In the book of Judges, which records one of the darkest periods of Israel’s history, we read of the Spirit coming upon men endowing them with unusual power. Othniel the first judge was a man of character and courage before being raised up as a judge. The Spirit of God worked in him, and then through him as a deliverer of Israel. “And the Spirit of the Lord was upon him, and he judged Israel, and went out to war, and the Lord delivered Chushan-rishathaim king of Mesopotamia into his hand, and his hand prevailed against Chushan-risha-thaim, and the land had rest 40 years (Jud 3:10,11). Other examples are Jephthah (11:29), Gideon (6:34) and Samson (13:25. 14:6,19. 15:14). Through these men the will of God was revealed and the power of God was seen. “And the Spirit of God came mightily upon him, and he rent a lion as he would have rent a kid” (13:25). This is an outstanding example of the physical force endowed by the Spirit.

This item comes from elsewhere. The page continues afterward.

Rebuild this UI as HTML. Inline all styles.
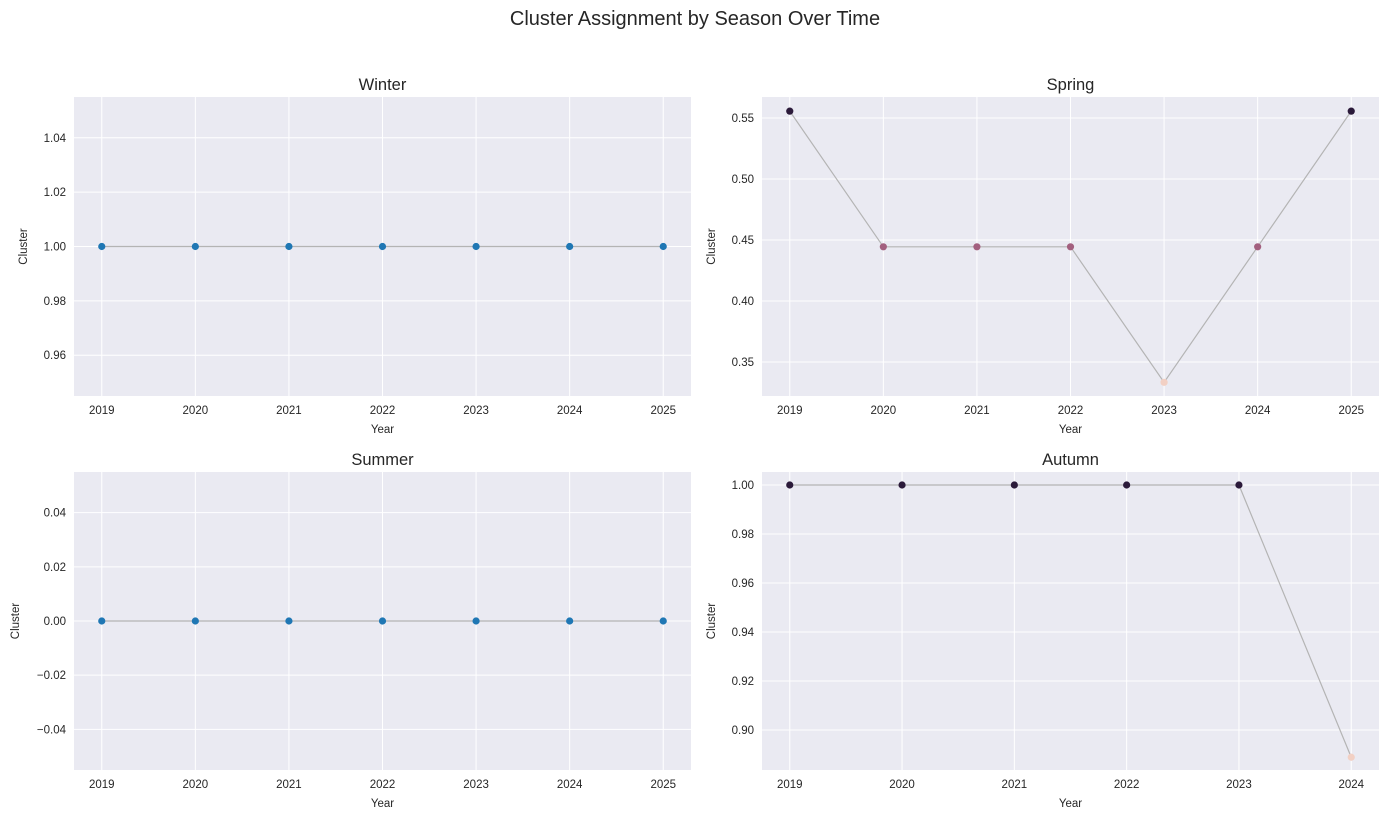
<!DOCTYPE html>
<html><head><meta charset="utf-8"><style>
body{margin:0;background:#fff;font-family:"Liberation Sans",sans-serif}
svg text{font-family:"Liberation Sans",sans-serif;fill:#262626}
</style></head><body>
<svg id="c" width="1390" height="820" viewBox="0 0 1390 820" xmlns="http://www.w3.org/2000/svg">
<text x="695" y="25" font-size="20" text-anchor="middle">Cluster Assignment by Season Over Time</text>
</svg>
<script>
const winterYears=[2019,2020,2021,2022,2023,2024,2025];
const winterValues=[1,1,1,1,1,1,1];
const winterYTicks=[0.96,0.98,1.00,1.02,1.04];
const springYears=[2019,2020,2021,2022,2023,2024,2025];
const springValues=[0.5556,0.4444,0.4444,0.4444,0.3333,0.4444,0.5556];
const springYTicks=[0.35,0.40,0.45,0.50,0.55];
const summerYears=[2019,2020,2021,2022,2023,2024,2025];
const summerValues=[0,0,0,0,0,0,0];
const summerYTicks=[-0.04,-0.02,0.00,0.02,0.04];
const autumnYears=[2019,2020,2021,2022,2023,2024];
const autumnValues=[1,1,1,1,1,0.8889];
const autumnYTicks=[0.90,0.92,0.94,0.96,0.98,1.00];

const NS="http://www.w3.org/2000/svg";
const svg=document.getElementById('c');
function mk(tag,attrs,parent){const e=document.createElementNS(NS,tag);for(const k in attrs)e.setAttribute(k,attrs[k]);(parent||svg).appendChild(e);return e;}

function panel(name,title,box,years,vals,yticks,ymin,ymax,dec,colorFn,labelX){
  const g=mk('g',{});
  
  
  const [x0,y0,x1,y1]=box;
  const bg=mk('rect',{x:x0,y:y0,width:x1-x0,height:y1-y0,fill:'#eaeaf2'},g);
  
  
  const pad=(x1-x0)*0.045;
  const xs=v=>x0+pad+(v-years[0])/(years[years.length-1]-years[0])*(x1-x0-2*pad);
  const ys=v=>y1-(v-ymin)/(ymax-ymin)*(y1-y0);
  years.forEach(yr=>{
    const l=mk('line',{x1:xs(yr),x2:xs(yr),y1:y0,y2:y1,stroke:'#fff','stroke-width':1},g);
    
    
    const t=mk('text',{x:xs(yr),y:y1+18,'font-size':11.5,'text-anchor':'middle'},g);
    
    
    t.textContent=yr;
  });
  yticks.forEach(v=>{
    const l=mk('line',{x1:x0,x2:x1,y1:ys(v),y2:ys(v),stroke:'#fff','stroke-width':1},g);
    
    
    const t=mk('text',{x:x0-8,y:ys(v)+4,'font-size':11.5,'text-anchor':'end'},g);
    
    
    t.textContent=v.toFixed(dec).replace('-','\u2212');
  });
  const pts=years.map((yr,i)=>xs(yr)+','+ys(vals[i])).join(' ');
  const pl=mk('polyline',{points:pts,fill:'none',stroke:'#b4b4b4','stroke-width':1.2},g);
  
  
  years.forEach((yr,i)=>{
    const c=mk('circle',{cx:xs(yr),cy:ys(vals[i]),r:3.6,fill:colorFn(vals[i])},g);
    
    
  });
  const tt=mk('text',{x:(x0+x1)/2,y:y0-7,'font-size':16.5,'text-anchor':'middle'},g);
  
  
  tt.textContent=title;
  const xl=mk('text',{x:(x0+x1)/2,y:y1+37,'font-size':11.5,'text-anchor':'middle'},g);
  
  
  xl.textContent='Year';
  const yl=mk('text',{x:labelX,y:(y0+y1)/2,'font-size':11.5,'text-anchor':'middle',transform:`rotate(-90 ${labelX} ${(y0+y1)/2})`},g);
  
  
  yl.textContent='Cluster';
}
const blue=()=>'#1f77b4';
function rocket(vals){const mn=Math.min(...vals),mx=Math.max(...vals);
  return v=>{if(mx===mn)return '#2b1a3a';const t=(v-mn)/(mx-mn);
    if(t>0.75)return '#2b1a3a';if(t>0.25)return '#a3607f';return '#f2d0c4';};}
panel('winter','Winter',[74,97,691,396],winterYears,winterValues,winterYTicks,0.945,1.055,2,blue,27);
panel('spring','Spring',[762,97,1379,396],springYears,springValues,springYTicks,0.3221,0.5672,2,rocket(springValues),715);
panel('summer','Summer',[74,472,691,770],summerYears,summerValues,summerYTicks,-0.055,0.055,2,blue,19);
panel('autumn','Autumn',[762,472,1379,770],autumnYears,autumnValues,autumnYTicks,0.8837,1.0053,2,rocket(autumnValues),715);
</script>
</body></html>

Ezekiel the prophet is an excellent example of a man equipped by the Spirit of God. Throughout the book we read of the Spirit lifting him up, falling upon him and transporting him ( 3:12,14. 8:3, 11:1,24. 37:1). In Ch.1:28, he had been “upon his face”. In Ch. 2:1,
He is told to stand upon his feet. “And the Spirit entered into me when He spake unto me and set me on my feet.” Humility on his part led to exaltation by God (Matt 23:12, 1 Pet 5:6). Consider Luke 1:19. “I am Gabriel that stand in the presence of God, and am sent to speak unto thee.” This should be the attitude of every believer, the presentation of our bodies to God – ready to serve. (Rom 12:1).
Zerubbabel needed encouragement from God, and He gave it to him. We in our day can be encouraged by the same word. “Not by might (of our own) nor by power, (authority from others) but by My Spirit, (His authority, power and energy) saith the Lord of Hosts” (Zech 4:6).